PhD student in Information Systems and Innovation
Research Interests
Thesis: 'Investigating the Relationship Between Collective Action and Technological Innovations in the Context of the Microfinance Movement'
The microfinance social movement is the offshoot of many experiments around the world that coalesced around the central idea of eradicating poverty and promoting economic growth through the poor’s access to financial markets. Beyond the firmly established contribution of a wide range of ad hoc, small scale players and informal microfinance arrangements to the United Nation Millennium Development Goals, the microfinance movement has also attracted the interest of banks and private investors. Almost three decades later, microfinance is an international social business worth more than $17 billion (in terms of outstanding loans) that only represents 10% of its market potential. Therefore the debate has intensified on how to modernize the management of microfinance service providers (MSPs) and sustain the mechanisms of coordinating and organising the collective action of the microfinance community.
Recently, and somewhat blindly, a belief among mainstream microfinance has championed the idea of IT as an effective way to harness institutional professionalism and to leverage MSPs’ transparency and accountability. Computer based IS such as web based management systems, microfinance mobile banking and open source software for microfinance are deemed crucial to track and monitor MSPs’ operations, including group lending and social performance. However, this instrumental perspective on IT implies an illusion of control over the existing resources and anticipates enhanced institutional performance which has long been challenged by IS literature. Moreover, there is little empirical research that unravels the challenges and prospects inherent in the amalgamation of IT with human practices and social relations in the context of the microfinance movement.
A qualitative case study design is utilised and is composed of three ‘industry-level’ IT projects for microfinance studied throughout their development and implementation both within and across the microfinance community of the Middle East and North Africa region.
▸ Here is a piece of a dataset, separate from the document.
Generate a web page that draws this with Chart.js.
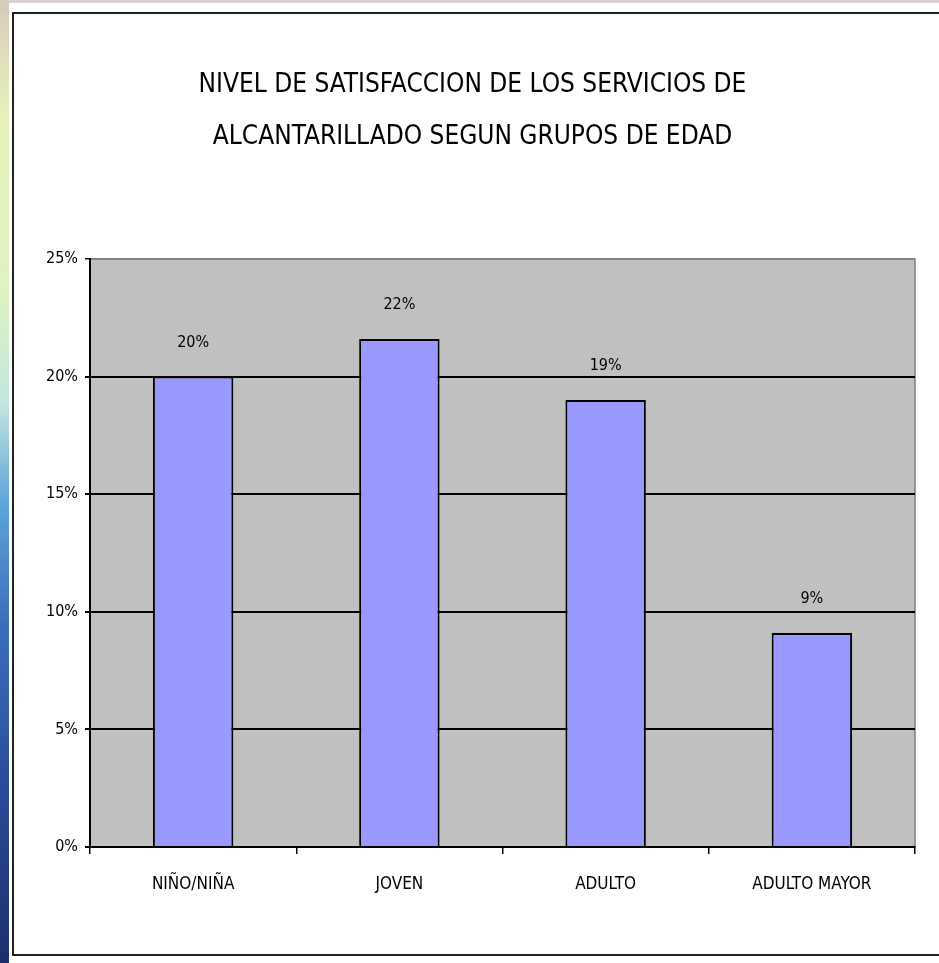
<!DOCTYPE html>
<html>
<head>
<meta charset="utf-8">
<script src="https://cdn.jsdelivr.net/npm/chart.js@4/dist/chart.umd.min.js"></script>
<style>
  html, body { margin: 0; padding: 0; background: #fff; }
  body { width: 939px; height: 963px; position: relative; overflow: hidden; }
  .strip {
    position: absolute; left: 0; top: 0; width: 9px; height: 963px;
    background: linear-gradient(to bottom, #d9c9bd 0%, #e6f2b8 12%, #dff3c0 30%, #bfe6e0 42%, #5fa6d8 52%, #3a6fb8 65%, #2a4d98 82%, #1c2f6a 100%);
  }
  .topline { position: absolute; left: 0; top: 0; width: 939px; height: 3px; background: #d8d0cc; }
  .frame {
    position: absolute; left: 12px; top: 12px; width: 940px; height: 944px;
    border: 2px solid #222; box-sizing: border-box;
  }
  #wrap { position: absolute; left: 0; top: 0; width: 939px; height: 963px; }
</style>
</head>
<body>
<div class="topline"></div>
<div class="strip"></div>
<div class="frame"></div>
<div id="wrap"><canvas id="myChart"></canvas></div>
<script>
const categories = ['NIÑO/NIÑA', 'JOVEN', 'ADULTO', 'ADULTO MAYOR'];
const satisfaction = [20, 21.6, 19.0, 9.1];
const valueLabels = ['20%', '22%', '19%', '9%'];
const titleLines = ['NIVEL DE SATISFACCION DE LOS SERVICIOS DE', 'ALCANTARILLADO SEGUN GRUPOS DE EDAD'];

const narrow = '"Liberation Sans Narrow", "DejaVu Sans Condensed", "Liberation Sans", Arial, sans-serif';

// gray plot area with a gray frame, like the old excel chart
const plotBackground = {
    id: 'plotBackground',
    beforeDraw(chart) {
        const {ctx, chartArea: a} = chart;
        ctx.save();
        ctx.fillStyle = '#c0c0c0';
        ctx.fillRect(a.left, a.top, a.right - a.left, a.bottom - a.top);
        ctx.strokeStyle = '#808080';
        ctx.lineWidth = 1.5;
        ctx.strokeRect(a.left, a.top, a.right - a.left, a.bottom - a.top);
        ctx.restore();
    }
};

// value labels above bars
const barLabels = {
    id: 'barLabels',
    afterDatasetsDraw(chart) {
        const ctx = chart.ctx;
        ctx.save();
        ctx.fillStyle = '#000';
        ctx.font = '16px ' + narrow;
        ctx.textAlign = 'center';
        ctx.textBaseline = 'middle';
        chart.getDatasetMeta(0).data.forEach((bar, i) => {
            ctx.fillText(valueLabels[i], bar.x, bar.y - 34);
        });
        ctx.restore();
    }
};

const ctx = document.getElementById('myChart').getContext('2d');

const myChart = new Chart(ctx, {
    type: 'bar',
    data: {
        labels: categories,
        datasets: [{
            data: satisfaction,
            backgroundColor: '#9999ff',
            borderColor: '#000',
            borderWidth: 2,
            barPercentage: 0.39,
            categoryPercentage: 1
        }]
    },
    options: {
        animation: false,
        responsive: true,
        maintainAspectRatio: false,
        layout: {
            padding: {left: 30, right: 24, top: 0, bottom: 60}
        },
        scales: {
            x: {
                grid: {
                    drawOnChartArea: false,
                    drawTicks: true,
                    tickLength: 7,
                    color: '#000',
                    lineWidth: 1.5
                },
                border: {color: '#000', width: 2},
                ticks: {
                    color: '#000',
                    padding: 20,
                    font: {family: narrow, size: 17}
                },
                afterFit(scale) { scale.height = 56; }
            },
            y: {
                min: 0,
                max: 25,
                grid: {
                    color: c => c.tick && c.tick.value === 25 ? '#808080' : '#000',
                    lineWidth: c => c.tick && c.tick.value === 25 ? 1.5 : 2,
                    tickColor: '#000',
                    tickLength: 5
                },
                border: {color: '#000', width: 2},
                ticks: {
                    stepSize: 5,
                    color: '#000',
                    padding: 7,
                    font: {family: narrow, size: 16},
                    callback: v => v + '%'
                },
                afterFit(scale) { scale.width = 60; }
            }
        },
        plugins: {
            legend: {display: false},
            tooltip: {enabled: false},
            title: {
                display: true,
                text: titleLines,
                color: '#000',
                font: {family: narrow, size: 26, weight: 'normal', lineHeight: 52 / 26},
                padding: {top: 59, bottom: 96}
            }
        }
    },
    plugins: [plotBackground, barLabels]
});
</script>
</body>
</html>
This research contributes to the study of the relationship between technology and organizing collective action. It draws on the 3rd wave of research within the field of Science and Technology Studies and its insights into how social reality endures by enacting the connection between people’s ideas and the technologies mediating their interactions. Accordingly, this thesis seeks to provide an alternative conceptualisation of IT innovation in the context of the microfinance movement and offers an analytical examination of the changes in the transitional relationship between collective IT projects and the microfinance community. It therefore asks what makes microfinance collective action sustainable by investigating how relations of multiple interest groups are sustained through collective microfinance IT projects, embodying particular and temporary socio-technical arrangements.